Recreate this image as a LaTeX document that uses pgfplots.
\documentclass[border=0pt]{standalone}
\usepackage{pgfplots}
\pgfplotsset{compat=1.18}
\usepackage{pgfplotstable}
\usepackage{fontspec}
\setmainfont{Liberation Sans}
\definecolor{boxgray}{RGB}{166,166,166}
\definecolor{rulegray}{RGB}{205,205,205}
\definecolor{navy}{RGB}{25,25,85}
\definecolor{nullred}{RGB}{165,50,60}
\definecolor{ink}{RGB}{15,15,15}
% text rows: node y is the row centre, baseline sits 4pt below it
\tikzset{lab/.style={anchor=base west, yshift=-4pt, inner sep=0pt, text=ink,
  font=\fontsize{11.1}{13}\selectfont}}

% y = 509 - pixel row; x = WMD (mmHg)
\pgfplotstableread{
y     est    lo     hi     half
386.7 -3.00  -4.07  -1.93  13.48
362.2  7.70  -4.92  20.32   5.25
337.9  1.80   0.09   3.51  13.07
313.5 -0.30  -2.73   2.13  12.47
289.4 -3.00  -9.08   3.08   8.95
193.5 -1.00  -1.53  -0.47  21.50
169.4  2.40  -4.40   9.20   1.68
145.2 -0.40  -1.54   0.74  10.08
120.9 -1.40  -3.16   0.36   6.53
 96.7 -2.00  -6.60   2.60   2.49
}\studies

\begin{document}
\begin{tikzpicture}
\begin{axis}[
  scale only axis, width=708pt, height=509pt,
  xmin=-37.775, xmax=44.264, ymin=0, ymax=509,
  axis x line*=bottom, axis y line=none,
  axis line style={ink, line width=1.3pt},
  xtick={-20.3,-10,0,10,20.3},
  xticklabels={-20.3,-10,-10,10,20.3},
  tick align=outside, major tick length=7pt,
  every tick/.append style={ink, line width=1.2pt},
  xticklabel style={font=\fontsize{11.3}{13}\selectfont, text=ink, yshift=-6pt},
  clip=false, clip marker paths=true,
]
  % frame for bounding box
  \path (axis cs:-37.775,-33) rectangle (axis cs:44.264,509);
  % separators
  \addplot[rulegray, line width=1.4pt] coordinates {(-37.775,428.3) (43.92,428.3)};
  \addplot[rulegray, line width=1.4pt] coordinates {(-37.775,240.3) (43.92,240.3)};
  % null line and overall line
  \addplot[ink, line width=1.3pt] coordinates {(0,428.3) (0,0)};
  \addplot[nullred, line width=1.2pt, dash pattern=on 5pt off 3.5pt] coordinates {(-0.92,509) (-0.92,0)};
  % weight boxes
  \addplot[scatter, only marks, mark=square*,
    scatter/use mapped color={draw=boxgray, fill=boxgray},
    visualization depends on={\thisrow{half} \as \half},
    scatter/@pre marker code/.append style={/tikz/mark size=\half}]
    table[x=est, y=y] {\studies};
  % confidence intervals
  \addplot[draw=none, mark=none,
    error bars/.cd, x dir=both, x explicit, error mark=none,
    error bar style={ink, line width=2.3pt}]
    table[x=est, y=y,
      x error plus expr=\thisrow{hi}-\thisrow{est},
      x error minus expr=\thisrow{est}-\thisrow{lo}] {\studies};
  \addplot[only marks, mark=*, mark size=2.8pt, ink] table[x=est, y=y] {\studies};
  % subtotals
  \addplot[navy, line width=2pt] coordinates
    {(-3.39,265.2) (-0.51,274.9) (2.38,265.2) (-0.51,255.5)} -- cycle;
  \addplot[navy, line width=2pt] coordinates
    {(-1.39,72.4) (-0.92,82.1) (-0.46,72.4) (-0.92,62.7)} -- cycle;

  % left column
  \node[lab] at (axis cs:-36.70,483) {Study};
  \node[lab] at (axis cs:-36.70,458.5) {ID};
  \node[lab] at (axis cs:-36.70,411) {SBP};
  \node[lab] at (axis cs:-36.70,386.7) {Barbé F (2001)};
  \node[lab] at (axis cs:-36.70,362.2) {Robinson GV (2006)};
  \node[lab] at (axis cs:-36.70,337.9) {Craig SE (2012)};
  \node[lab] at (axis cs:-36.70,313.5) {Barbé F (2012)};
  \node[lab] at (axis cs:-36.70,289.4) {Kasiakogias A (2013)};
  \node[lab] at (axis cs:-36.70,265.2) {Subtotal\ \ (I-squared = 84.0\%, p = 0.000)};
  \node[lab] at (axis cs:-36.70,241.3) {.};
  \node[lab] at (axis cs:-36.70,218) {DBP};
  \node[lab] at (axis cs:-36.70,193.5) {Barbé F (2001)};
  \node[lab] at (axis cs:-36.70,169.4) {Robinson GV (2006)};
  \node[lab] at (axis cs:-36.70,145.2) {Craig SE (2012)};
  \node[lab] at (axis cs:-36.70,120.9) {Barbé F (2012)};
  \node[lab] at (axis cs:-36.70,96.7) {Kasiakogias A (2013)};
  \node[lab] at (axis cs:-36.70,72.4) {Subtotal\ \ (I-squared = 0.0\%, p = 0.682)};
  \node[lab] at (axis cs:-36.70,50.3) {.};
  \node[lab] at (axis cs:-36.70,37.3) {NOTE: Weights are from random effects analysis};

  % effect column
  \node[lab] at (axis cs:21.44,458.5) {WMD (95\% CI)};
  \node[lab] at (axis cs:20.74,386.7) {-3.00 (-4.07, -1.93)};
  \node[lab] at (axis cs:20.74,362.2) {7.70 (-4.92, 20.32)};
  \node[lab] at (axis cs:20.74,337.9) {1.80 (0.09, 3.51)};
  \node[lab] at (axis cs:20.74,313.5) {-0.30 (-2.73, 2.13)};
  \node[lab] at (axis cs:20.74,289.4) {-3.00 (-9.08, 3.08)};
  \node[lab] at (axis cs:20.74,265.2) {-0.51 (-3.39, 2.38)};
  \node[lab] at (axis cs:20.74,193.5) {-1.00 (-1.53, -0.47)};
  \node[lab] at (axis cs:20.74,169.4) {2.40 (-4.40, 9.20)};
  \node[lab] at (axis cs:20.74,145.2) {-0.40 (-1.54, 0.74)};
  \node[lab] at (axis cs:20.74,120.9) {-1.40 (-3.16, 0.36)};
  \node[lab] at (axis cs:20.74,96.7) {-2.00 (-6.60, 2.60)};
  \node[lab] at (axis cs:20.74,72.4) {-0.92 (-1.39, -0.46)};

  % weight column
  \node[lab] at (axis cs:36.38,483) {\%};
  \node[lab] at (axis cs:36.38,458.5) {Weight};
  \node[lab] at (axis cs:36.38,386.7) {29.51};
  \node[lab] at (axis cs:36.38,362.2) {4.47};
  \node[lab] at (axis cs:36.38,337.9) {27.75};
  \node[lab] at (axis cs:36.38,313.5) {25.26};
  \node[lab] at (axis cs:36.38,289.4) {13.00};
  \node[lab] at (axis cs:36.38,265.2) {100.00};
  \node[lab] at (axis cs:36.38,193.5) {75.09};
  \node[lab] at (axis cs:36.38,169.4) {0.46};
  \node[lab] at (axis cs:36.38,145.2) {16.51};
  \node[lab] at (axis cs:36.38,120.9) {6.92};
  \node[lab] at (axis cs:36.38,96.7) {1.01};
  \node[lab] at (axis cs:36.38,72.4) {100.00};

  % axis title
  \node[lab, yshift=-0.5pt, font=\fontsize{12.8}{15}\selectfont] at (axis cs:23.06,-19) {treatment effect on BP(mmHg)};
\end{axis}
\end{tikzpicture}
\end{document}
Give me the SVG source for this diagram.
════════════════
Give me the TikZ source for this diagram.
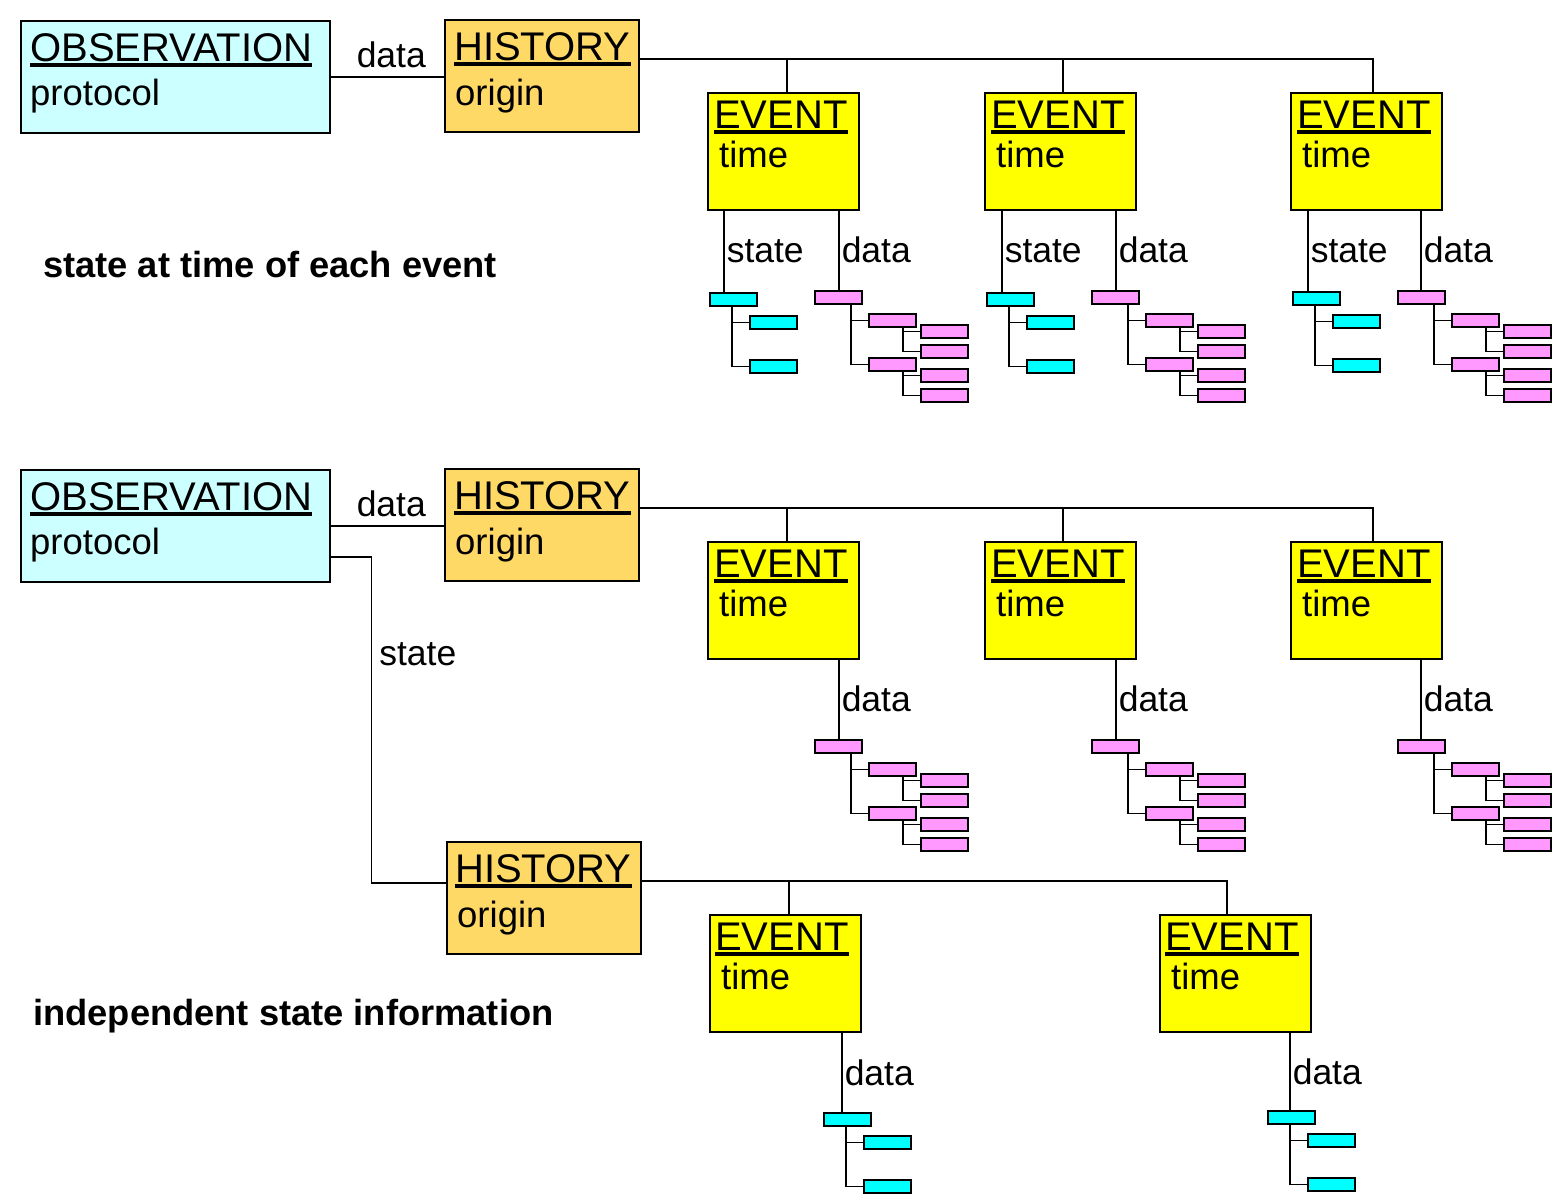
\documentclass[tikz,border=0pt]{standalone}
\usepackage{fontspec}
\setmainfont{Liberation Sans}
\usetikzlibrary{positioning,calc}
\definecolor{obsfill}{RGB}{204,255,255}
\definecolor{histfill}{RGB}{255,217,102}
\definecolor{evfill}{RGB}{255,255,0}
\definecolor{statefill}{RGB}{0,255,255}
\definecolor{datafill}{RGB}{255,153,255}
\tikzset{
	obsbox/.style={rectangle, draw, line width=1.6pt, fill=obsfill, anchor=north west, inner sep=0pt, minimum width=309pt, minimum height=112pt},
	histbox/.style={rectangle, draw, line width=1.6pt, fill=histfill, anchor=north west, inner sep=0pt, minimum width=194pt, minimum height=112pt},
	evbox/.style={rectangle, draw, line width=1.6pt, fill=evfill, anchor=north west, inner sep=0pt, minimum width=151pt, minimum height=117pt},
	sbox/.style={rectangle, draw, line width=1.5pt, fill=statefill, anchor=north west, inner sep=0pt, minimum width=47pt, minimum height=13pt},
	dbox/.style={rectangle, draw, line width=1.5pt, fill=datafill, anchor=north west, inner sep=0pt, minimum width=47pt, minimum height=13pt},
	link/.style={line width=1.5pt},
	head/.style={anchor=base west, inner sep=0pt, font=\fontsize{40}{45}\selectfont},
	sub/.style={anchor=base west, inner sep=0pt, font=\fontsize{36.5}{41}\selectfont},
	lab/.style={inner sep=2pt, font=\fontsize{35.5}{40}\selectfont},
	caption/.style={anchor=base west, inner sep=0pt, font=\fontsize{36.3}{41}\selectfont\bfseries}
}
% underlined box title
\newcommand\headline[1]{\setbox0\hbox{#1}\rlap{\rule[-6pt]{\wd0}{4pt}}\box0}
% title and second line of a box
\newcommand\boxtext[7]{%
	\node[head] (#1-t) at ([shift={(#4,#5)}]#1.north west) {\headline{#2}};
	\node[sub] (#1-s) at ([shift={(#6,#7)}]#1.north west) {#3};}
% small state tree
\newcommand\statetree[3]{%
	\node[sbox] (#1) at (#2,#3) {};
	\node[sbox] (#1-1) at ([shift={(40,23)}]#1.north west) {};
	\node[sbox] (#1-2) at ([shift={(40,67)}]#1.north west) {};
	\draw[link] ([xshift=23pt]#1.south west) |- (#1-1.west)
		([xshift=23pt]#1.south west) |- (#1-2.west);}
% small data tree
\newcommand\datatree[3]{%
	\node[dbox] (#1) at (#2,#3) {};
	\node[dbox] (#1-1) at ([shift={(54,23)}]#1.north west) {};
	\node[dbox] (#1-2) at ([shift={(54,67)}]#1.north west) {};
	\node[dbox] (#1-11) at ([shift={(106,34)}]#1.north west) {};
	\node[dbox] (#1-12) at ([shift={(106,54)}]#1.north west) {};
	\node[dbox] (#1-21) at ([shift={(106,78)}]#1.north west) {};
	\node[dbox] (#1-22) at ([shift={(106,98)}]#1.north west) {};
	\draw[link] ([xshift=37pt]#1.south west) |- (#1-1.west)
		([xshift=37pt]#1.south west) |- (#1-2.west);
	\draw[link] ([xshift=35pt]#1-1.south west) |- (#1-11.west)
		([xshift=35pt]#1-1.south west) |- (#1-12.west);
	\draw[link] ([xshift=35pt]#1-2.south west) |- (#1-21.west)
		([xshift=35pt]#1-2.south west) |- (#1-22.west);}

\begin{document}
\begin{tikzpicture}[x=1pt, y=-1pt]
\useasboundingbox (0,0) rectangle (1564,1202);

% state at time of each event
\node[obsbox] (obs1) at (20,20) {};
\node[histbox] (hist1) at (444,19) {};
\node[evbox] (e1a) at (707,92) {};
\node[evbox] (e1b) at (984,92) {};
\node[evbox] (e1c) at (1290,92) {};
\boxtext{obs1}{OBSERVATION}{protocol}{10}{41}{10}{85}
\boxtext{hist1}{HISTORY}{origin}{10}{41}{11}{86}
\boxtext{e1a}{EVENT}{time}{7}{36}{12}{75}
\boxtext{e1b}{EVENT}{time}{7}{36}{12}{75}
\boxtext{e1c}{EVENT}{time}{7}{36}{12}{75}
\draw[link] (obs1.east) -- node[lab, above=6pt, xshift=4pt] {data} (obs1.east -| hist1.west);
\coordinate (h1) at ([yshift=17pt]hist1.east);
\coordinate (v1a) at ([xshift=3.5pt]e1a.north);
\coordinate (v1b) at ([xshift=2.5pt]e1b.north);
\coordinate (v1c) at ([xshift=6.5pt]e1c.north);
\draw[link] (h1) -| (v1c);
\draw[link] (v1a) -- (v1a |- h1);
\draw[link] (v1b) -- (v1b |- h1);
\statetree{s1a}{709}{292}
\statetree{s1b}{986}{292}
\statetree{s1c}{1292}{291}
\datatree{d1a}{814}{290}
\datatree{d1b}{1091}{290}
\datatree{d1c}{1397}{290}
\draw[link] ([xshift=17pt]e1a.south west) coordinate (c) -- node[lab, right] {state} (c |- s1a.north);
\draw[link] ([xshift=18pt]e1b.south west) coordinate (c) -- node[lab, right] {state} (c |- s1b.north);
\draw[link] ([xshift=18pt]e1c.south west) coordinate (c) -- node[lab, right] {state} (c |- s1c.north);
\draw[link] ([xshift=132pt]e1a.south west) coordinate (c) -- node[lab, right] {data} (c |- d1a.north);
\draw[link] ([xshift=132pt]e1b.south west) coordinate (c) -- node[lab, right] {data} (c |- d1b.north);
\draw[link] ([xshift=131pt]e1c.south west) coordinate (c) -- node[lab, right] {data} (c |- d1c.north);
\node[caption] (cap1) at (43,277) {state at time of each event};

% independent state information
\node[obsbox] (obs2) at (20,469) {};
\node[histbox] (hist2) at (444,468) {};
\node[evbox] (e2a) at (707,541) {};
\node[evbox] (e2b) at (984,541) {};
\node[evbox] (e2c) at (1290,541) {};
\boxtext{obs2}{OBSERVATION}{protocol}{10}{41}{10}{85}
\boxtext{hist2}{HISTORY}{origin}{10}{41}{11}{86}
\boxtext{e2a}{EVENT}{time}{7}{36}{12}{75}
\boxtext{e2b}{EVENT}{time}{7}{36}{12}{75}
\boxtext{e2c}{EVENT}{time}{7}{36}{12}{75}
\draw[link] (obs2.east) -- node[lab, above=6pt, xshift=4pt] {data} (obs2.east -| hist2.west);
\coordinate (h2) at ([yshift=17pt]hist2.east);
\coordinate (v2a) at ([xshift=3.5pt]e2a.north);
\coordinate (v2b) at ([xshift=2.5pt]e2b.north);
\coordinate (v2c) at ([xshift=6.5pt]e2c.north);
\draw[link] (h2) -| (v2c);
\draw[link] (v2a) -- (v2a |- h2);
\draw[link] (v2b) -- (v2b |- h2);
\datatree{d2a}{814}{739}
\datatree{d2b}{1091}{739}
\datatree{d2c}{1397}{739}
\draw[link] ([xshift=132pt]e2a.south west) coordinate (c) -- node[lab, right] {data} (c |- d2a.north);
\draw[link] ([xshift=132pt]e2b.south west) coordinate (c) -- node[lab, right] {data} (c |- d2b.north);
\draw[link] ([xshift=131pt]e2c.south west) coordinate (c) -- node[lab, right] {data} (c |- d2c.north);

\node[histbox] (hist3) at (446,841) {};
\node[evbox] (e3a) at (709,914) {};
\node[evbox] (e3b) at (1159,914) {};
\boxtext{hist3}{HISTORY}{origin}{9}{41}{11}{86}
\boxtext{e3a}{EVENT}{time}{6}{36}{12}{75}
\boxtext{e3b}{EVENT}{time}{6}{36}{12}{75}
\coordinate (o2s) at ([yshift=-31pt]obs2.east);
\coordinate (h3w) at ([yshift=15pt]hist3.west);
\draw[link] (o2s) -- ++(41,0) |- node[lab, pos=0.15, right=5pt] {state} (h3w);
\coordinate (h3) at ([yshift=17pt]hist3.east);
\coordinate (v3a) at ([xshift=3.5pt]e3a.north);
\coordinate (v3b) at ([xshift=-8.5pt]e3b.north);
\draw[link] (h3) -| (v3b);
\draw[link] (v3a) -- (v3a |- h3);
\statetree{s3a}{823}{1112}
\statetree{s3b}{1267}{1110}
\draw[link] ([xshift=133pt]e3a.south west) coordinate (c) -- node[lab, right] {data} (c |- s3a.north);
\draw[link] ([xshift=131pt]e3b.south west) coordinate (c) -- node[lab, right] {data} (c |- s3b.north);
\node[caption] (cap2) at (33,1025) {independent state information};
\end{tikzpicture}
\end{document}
════════════════
INSTRUCTIONS TO FOLLOW
List each line of the entries that holds the string "source".

REPLY
Give me the SVG source for this diagram.
Give me the TikZ source for this diagram.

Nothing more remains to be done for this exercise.